By Catherine Stauffer

Anti-vaccination protests held outside of Tamalpais High School met with resistance from local students.

During lunch, five to ten adults stood along the crosswalk directly in students’ way to the general Safeway area with signs reading, “Don’t jab our kids” and “Mandates are about control, not safety.” Standing around the protesters was a semicircle of Tam students, some just watching the scene, others attempting to engage. 

“I just went up to one of them and started talking to her,” junior Yonatan Paz-Priel said, explaining that he tried to interact by asking the protesters about their motives. “They started delving into some wild conspiracies about how there’s nano gel that communicates with the 5G and how Bill Gates is going to enslave the human race. One of the [protesters] was holding up his sign, and some kid just grabbed it and ran.” 

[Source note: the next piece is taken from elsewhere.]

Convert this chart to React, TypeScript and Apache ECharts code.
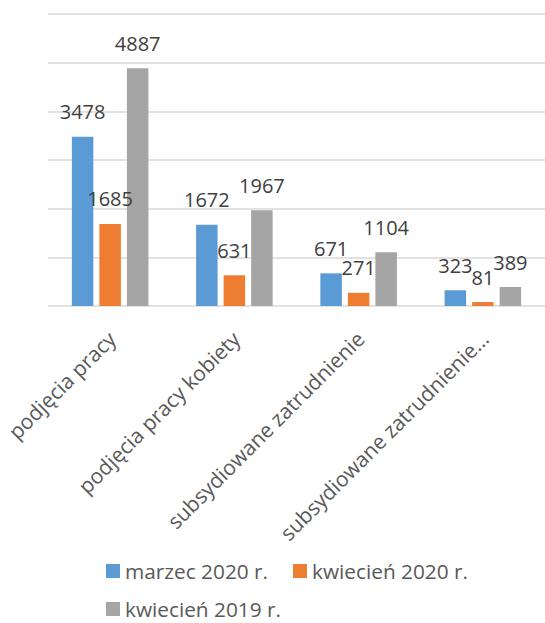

This is not the first time anti-vaxxers, people who oppose vaccination, have staged a protest in Marin County. On May 18, anti-vaxxers spent 90 minutes before the Marin County Board of Supervisors meeting challenging the district’s support of student vaccination, as reported by the Marin Independent Journal.

“There is definitely a small and very vocal minority of people who may see this as some kind of plot or conspiracy, and we’re hearing more and more from that group,” Dr. Matt Willis, Marin County’s public health officer, said to the Marin IJ after the meeting. 

The Mill Valley protestors’ signs referred to the Covid vaccine as “the jab,” a term commonly used by those in anti-vax circles to promote their beliefs while avoiding censorship.

 Some Mill Valley residents have used the term on NextDoor, a community-based social media platform, in order to express their anti-vax beliefs. One Tamalpais Valley user wrote, “When the majority of this country refuse the jab, you can bet there’s a good reason. The reason is trust. [Anti-vaxxers] don’t trust the government.” They then went on to say, “I frankly think this jab will eventually do more damage than the virus.”

 Marin County has one of the highest percentages of vaccinated people in the nation. According to Marin Health and Human Services, out of the eligible population (those five years old and older without medical exemptions), 85 percent of Marin County’s population has been fully vaccinated compared to the 62 percent of Californian residents and the 59 percent of Americans. 

In Marin County, there have been over 245 Covid deaths, and 18,342 confirmed cases to date sourced from data provided by The New York Times and Our World in Data. 

At this point, the country has argued about vaccines for so many months, and there is a sense among some that people are already entrenched in their opinions and dialogue is impossible. “I realized no matter what I say, it’s not going to get through. They’re not going to listen. So I just walked away,” Paz-Priel said.